March 18, 2015
Signs That You’re In Dire Need of A CMMS
It is that time of year again - spring is in the air, and with it, the obligatory spring cleaning. If you are a reliability professional and work in facilities or maintenance management, now is a perfect time to take a good, hard look at your maintenance process and ask yourself: is this as good as it gets? If you do not employ the use of a computerized maintenance management system, I can answer for you: not a chance. If you are not using a computerized maintenance management system (CMMS) to help manage your preventative maintenance plan, odds are you have noticed that your system has a bunch of kinks in it. Below, I list a few signs that you are in dire need of maintenance software.
Where Did I leave Those Keys (and Other Parts)?
When a machine breaks down and you are scrambling around for spare parts, you know (as does the CEO), that every minute can potentially cost you thousands of dollars. Having the location of spare parts written down on a piece of paper - or worse, in the back of your mind - is not doing anyone any favors. What happens if you lose that paper? How do you sort handwritten text or search it to easily find things? What if an employee is looking through the sheets? Can they even read that sloppy handwriting of yours? If you are still writing down the location of spare parts, this is a definite sign that you need to join the modern era and get yourself a CMMS.
Who You Gonna Call? No, Not Ghostbusters
Again, anytime a machine needs to be repaired or replaced, the clock is ticking. Having to locate a vendor or manufacturer number (and your warranty information) is just as bad as not being able to locate spare parts. A maintenance management system is great at storing this type of information, alongside other important documents, such as owner or operator manuals and other equipment information.

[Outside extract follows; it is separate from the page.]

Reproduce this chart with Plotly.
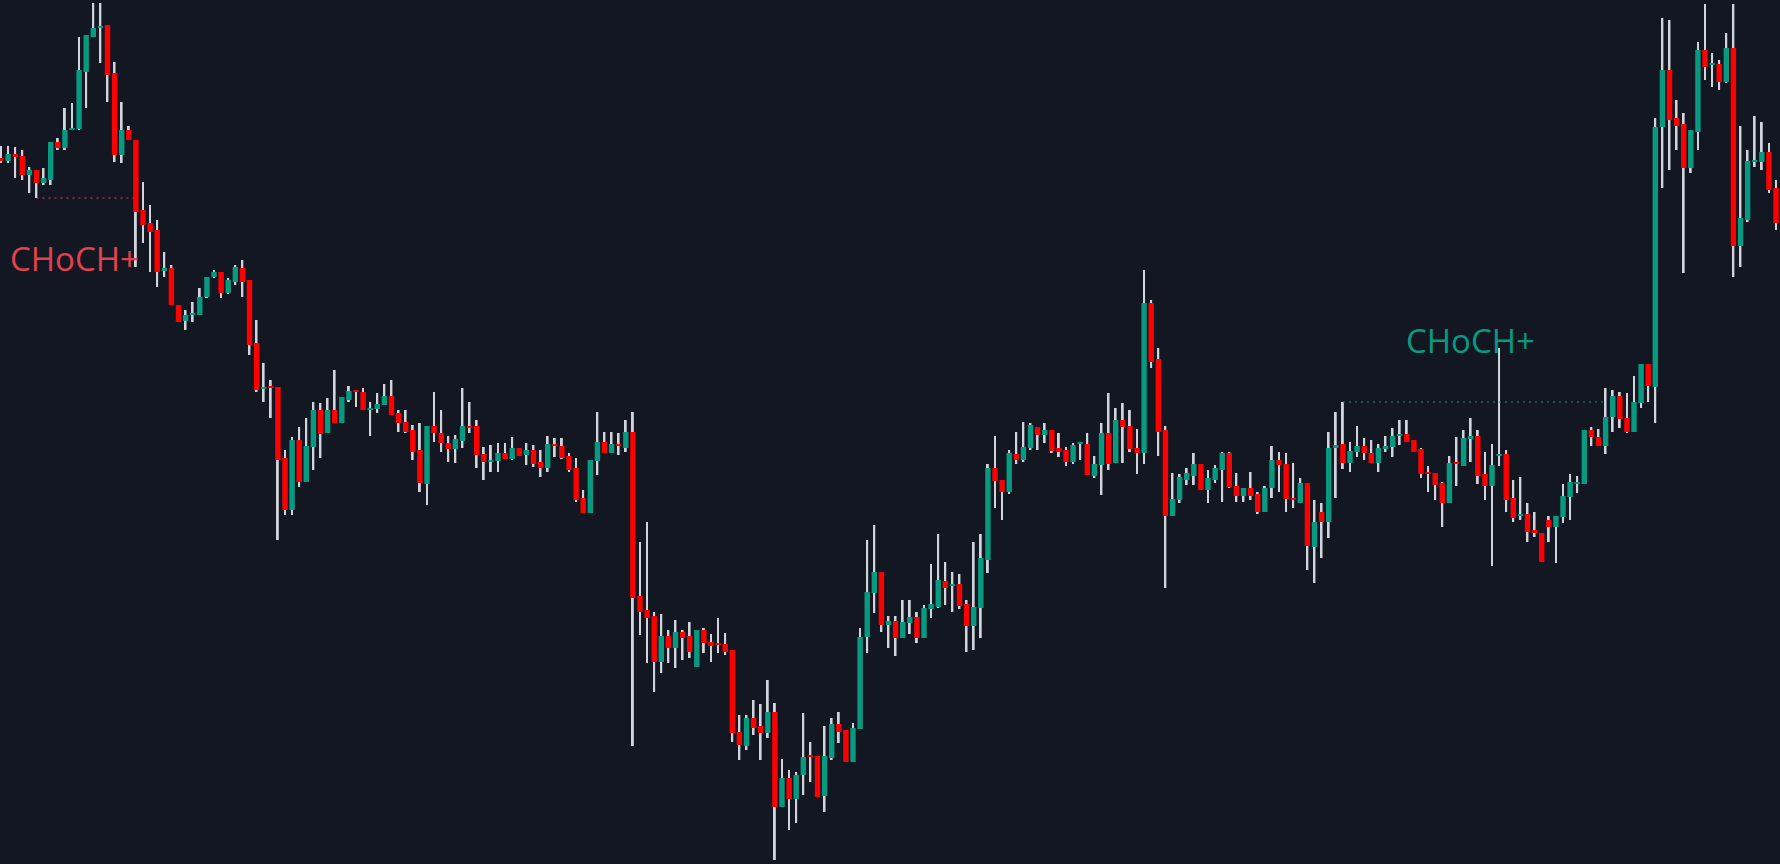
import plotly.graph_objects as go

# ---------------- data (OHLC, 251 bars) ----------------
opens = [
    742, 739, 746, 744, 725, 730, 717, 720, 758, 752,
    770, 771, 828, 863, 872, 875, 827, 745, 770, 760,
    690, 677, 670, 629, 632, 595, 579, 585, 585, 603,
    623, 628, 607, 618, 632, 620, 557, 511, 513, 513,
    442, 390, 460, 418, 453, 490, 467, 490, 477, 500,
    510, 508, 490, 491, 495, 504, 487, 478, 470, 450,
    416, 474, 467, 457, 451, 459, 474, 474, 446, 438,
    439, 447, 441, 452, 445, 450, 438, 432, 456, 454,
    444, 432, 402, 387, 439, 458, 447, 456, 452, 468,
    304, 290, 284, 238, 264, 252, 268, 264, 233, 270,
    258, 256, 256, 250, 168, 154, 182, 174, 167, 188,
    93, 122, 101, 125, 144, 144, 104, 142, 176, 170,
    138, 171, 263, 307, 328, 275, 279, 262, 277, 283,
    262, 291, 293, 319, 314, 316, 296, 274, 292, 340,
    432, 420, 408, 446, 440, 452, 473, 465, 470, 452,
    450, 438, 456, 456, 424, 435, 467, 437, 480, 474,
    452, 447, 597, 541, 470, 384, 400, 420, 424, 436,
    410, 420, 430, 447, 414, 404, 412, 406, 388, 412,
    440, 436, 402, 397, 417, 353, 388, 378, 452, 456,
    437, 448, 454, 447, 437, 451, 453, 464, 466, 460,
    451, 427, 427, 417, 397, 437, 434, 461, 464, 426,
    414, 444, 446, 402, 384, 386, 370, 367, 380, 373,
    383, 403, 416, 416, 470, 463, 454, 483, 504, 482,
    468, 497, 536, 513, 773, 830, 782, 776, 732, 768,
    850, 835, 836, 818, 852, 654, 680, 738, 738, 748, 712,
]
highs = [
    754, 754, 753, 750, 733, 730, 732, 758, 762, 792,
    797, 863, 865, 897, 897, 875, 838, 798, 774, 760,
    718, 695, 680, 648, 635, 595, 590, 598, 612, 623,
    630, 628, 622, 635, 640, 620, 580, 537, 520, 513,
    450, 463, 473, 482, 498, 497, 502, 530, 503, 514,
    510, 512, 498, 507, 516, 520, 490, 490, 475, 477,
    474, 508, 490, 464, 465, 512, 498, 480, 453, 455,
    457, 457, 463, 452, 457, 455, 450, 464, 462, 462,
    447, 442, 410, 440, 488, 468, 468, 467, 480, 488,
    358, 378, 288, 286, 270, 280, 270, 278, 270, 272,
    266, 282, 267, 250, 185, 185, 200, 196, 220, 197,
    141, 130, 128, 187, 158, 144, 174, 182, 188, 170,
    177, 272, 360, 375, 328, 284, 284, 300, 300, 288,
    295, 336, 366, 338, 328, 326, 300, 358, 366, 436,
    464, 420, 450, 468, 478, 477, 473, 477, 470, 467,
    453, 457, 458, 467, 444, 477, 507, 492, 497, 490,
    471, 630, 600, 552, 474, 427, 426, 432, 447, 436,
    430, 435, 448, 448, 427, 412, 428, 408, 414, 454,
    448, 447, 437, 422, 417, 400, 397, 468, 488, 498,
    458, 474, 462, 460, 456, 464, 472, 480, 480, 460,
    452, 434, 427, 418, 444, 463, 470, 482, 470, 448,
    456, 552, 450, 420, 423, 397, 388, 367, 384, 384,
    416, 426, 424, 470, 473, 471, 512, 510, 508, 507,
    524, 536, 536, 782, 882, 880, 800, 787, 770, 858,
    896, 847, 840, 867, 896, 774, 750, 784, 778, 757, 720,
]
lows = [
    737, 737, 722, 720, 707, 702, 715, 715, 750, 750,
    770, 770, 792, 863, 837, 798, 738, 737, 760, 633,
    657, 628, 613, 623, 595, 578, 570, 578, 585, 602,
    622, 602, 606, 615, 603, 545, 508, 498, 482, 360,
    385, 385, 413, 418, 430, 442, 467, 477, 477, 498,
    493, 490, 464, 487, 495, 485, 468, 467, 440, 408,
    395, 458, 448, 438, 437, 452, 467, 432, 420, 428,
    428, 441, 440, 444, 435, 433, 423, 428, 443, 441,
    428, 398, 387, 387, 425, 447, 447, 445, 448, 154,
    265, 237, 208, 227, 237, 232, 240, 242, 233, 247,
    238, 247, 245, 158, 140, 150, 165, 140, 162, 40,
    93, 70, 77, 105, 118, 103, 88, 140, 157, 138,
    138, 171, 247, 287, 268, 252, 244, 262, 266, 257,
    262, 282, 292, 295, 288, 291, 248, 250, 262, 327,
    392, 380, 406, 436, 438, 450, 450, 457, 447, 443,
    434, 436, 440, 425, 422, 405, 430, 437, 437, 448,
    426, 436, 532, 444, 312, 384, 397, 415, 415, 410,
    397, 417, 398, 412, 398, 398, 400, 386, 388, 402,
    408, 388, 392, 397, 330, 317, 342, 362, 402, 431,
    428, 443, 440, 437, 428, 448, 443, 455, 458, 448,
    422, 408, 400, 373, 397, 414, 434, 438, 416, 400,
    334, 434, 388, 378, 380, 358, 363, 338, 358, 337,
    377, 380, 407, 416, 454, 454, 446, 468, 472, 467,
    468, 492, 498, 477, 712, 730, 750, 627, 727, 750,
    820, 813, 810, 817, 623, 633, 678, 733, 730, 707, 670,
]
closes = [
    739, 746, 743, 725, 730, 717, 722, 758, 752, 770,
    772, 830, 865, 872, 874, 825, 745, 770, 760, 688,
    675, 668, 628, 632, 595, 578, 585, 587, 603, 623,
    628, 607, 620, 633, 618, 555, 510, 513, 512, 440,
    390, 460, 418, 454, 490, 466, 490, 477, 503, 509,
    508, 490, 492, 496, 504, 485, 477, 468, 448, 417,
    474, 467, 457, 451, 461, 474, 472, 445, 438, 440,
    447, 441, 452, 444, 450, 436, 432, 456, 454, 442,
    430, 400, 387, 440, 458, 447, 456, 454, 468, 302,
    288, 282, 238, 264, 252, 268, 262, 248, 270, 257,
    254, 255, 248, 167, 155, 182, 172, 167, 188, 93,
    122, 101, 125, 143, 143, 103, 144, 176, 168, 138,
    172, 263, 308, 328, 275, 279, 262, 278, 283, 262,
    292, 296, 320, 312, 316, 294, 274, 293, 342, 432,
    419, 408, 447, 440, 453, 475, 465, 470, 449, 448,
    438, 455, 457, 425, 436, 467, 436, 480, 473, 451,
    447, 597, 538, 468, 384, 401, 423, 427, 436, 410,
    422, 432, 447, 413, 404, 412, 404, 388, 412, 440,
    435, 401, 400, 417, 354, 378, 378, 452, 455, 437,
    449, 454, 447, 437, 452, 454, 464, 466, 458, 448,
    426, 426, 415, 397, 437, 436, 462, 464, 424, 414,
    435, 446, 400, 382, 386, 368, 367, 338, 373, 384,
    404, 418, 417, 470, 463, 454, 483, 504, 481, 468,
    498, 536, 514, 773, 830, 780, 774, 732, 770, 850,
    833, 837, 818, 852, 654, 682, 739, 740, 748, 710, 677,
]

# structure breaks: (swing bar, break bar, level kind, label)
choch_bear = {"from": 5, "to": 19, "kind": "low", "label": "CHoCH+"}
choch_bull = {"from": 189, "to": 226, "kind": "high", "label": "CHoCH+"}

# ---------------- styling ----------------
BG = "#131722"
UP = "#089981"
DN = "#ff0000"
WICK = "#d1d4dc"
LBL_RED = "#e2424e"
LBL_GRN = "#089981"

n = min(len(opens), len(highs), len(lows), len(closes))
idx = list(range(n))

fig = go.Figure()

# wicks (thin bars so that the bodies are drawn above them)
fig.add_trace(go.Bar(x=idx, y=[highs[i] - lows[i] for i in idx],
                     base=[lows[i] for i in idx], width=0.26,
                     marker=dict(color=WICK, line=dict(width=0)),
                     showlegend=False, hoverinfo="skip"))

# bodies
def bodies(cond, color):
    xs, base, h = [], [], []
    for i in idx:
        if cond(i):
            lo = min(opens[i], closes[i])
            hi = max(opens[i], closes[i])
            xs.append(i)
            base.append(lo)
            h.append(max(hi - lo, 2))
    fig.add_trace(go.Bar(x=xs, y=h, base=base, width=0.76,
                         marker=dict(color=color, line=dict(width=0)),
                         showlegend=False, hoverinfo="skip"))

bodies(lambda i: closes[i] >= opens[i], UP)
bodies(lambda i: closes[i] < opens[i], DN)

# CHoCH levels
lvl_r = lows[choch_bear["from"]]
fig.add_trace(go.Scatter(x=[choch_bear["from"], choch_bear["to"] - 0.3], y=[lvl_r, lvl_r],
                         mode="lines", line=dict(color=LBL_RED, width=1.2, dash="2px,4px"),
                         hoverinfo="skip", showlegend=False))
lvl_g = highs[choch_bull["from"]]
fig.add_trace(go.Scatter(x=[choch_bull["from"], choch_bull["to"]], y=[lvl_g, lvl_g],
                         mode="lines", line=dict(color=LBL_GRN, width=1.2, dash="2px,4px"),
                         hoverinfo="skip", showlegend=False))

fig.add_annotation(x=10.3, y=lvl_r - 60, text=choch_bear["label"], showarrow=False,
                   xanchor="center", yanchor="middle",
                   font=dict(family="Open Sans", size=33, color=LBL_RED))
fig.add_annotation(x=(choch_bull["from"] + choch_bull["to"]) / 2 - 0.6, y=lvl_g + 62,
                   text=choch_bull["label"], showarrow=False,
                   xanchor="center", yanchor="middle",
                   font=dict(family="Open Sans", size=33, color=LBL_GRN))

fig.update_layout(
    width=1780, height=864,
    margin=dict(l=0, r=0, t=0, b=0),
    paper_bgcolor=BG, plot_bgcolor=BG,
    barmode="overlay", showlegend=False,
    xaxis=dict(range=[-0.14, 250.56], visible=False, showgrid=False, zeroline=False, fixedrange=True),
    yaxis=dict(range=[36, 900], visible=False, showgrid=False, zeroline=False, fixedrange=True),
)

fig.write_html("out.html", config={"displayModeBar": False})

You Never Told Me To Fix That Machine!
One big benefit of utilizing a CMMS is the ability to issue and track work orders. This is important for so many reasons. For starters, it allows you to follow up on machine repairs and routine preventative maintenance schedules to ensure that the work was finished. Maintenance software also has reporting features, so you can pull up data for budgeting man-power and expenses, as well as predict what you will need in the future. With this type of information, you can identify any "lags" in work being performed, and streamline your employee schedules to make sure no one is standing around twiddling their thumbs on the corporate dime. Additionally, this tracking is essential for warranty, regulation, and compliancy issues. For example, if a particular piece of equipment breaks down, odds are the manufacturer will want to see proof that you were performing proper maintenance on the machine before they will authorize a complete replacement. If you do not have proof, or if your employees were not performing timely maintenance (and you were unaware because you did not have a good tracking system), they may well reject your claim and accuse you of violating the warranty. A costly prospect for sure.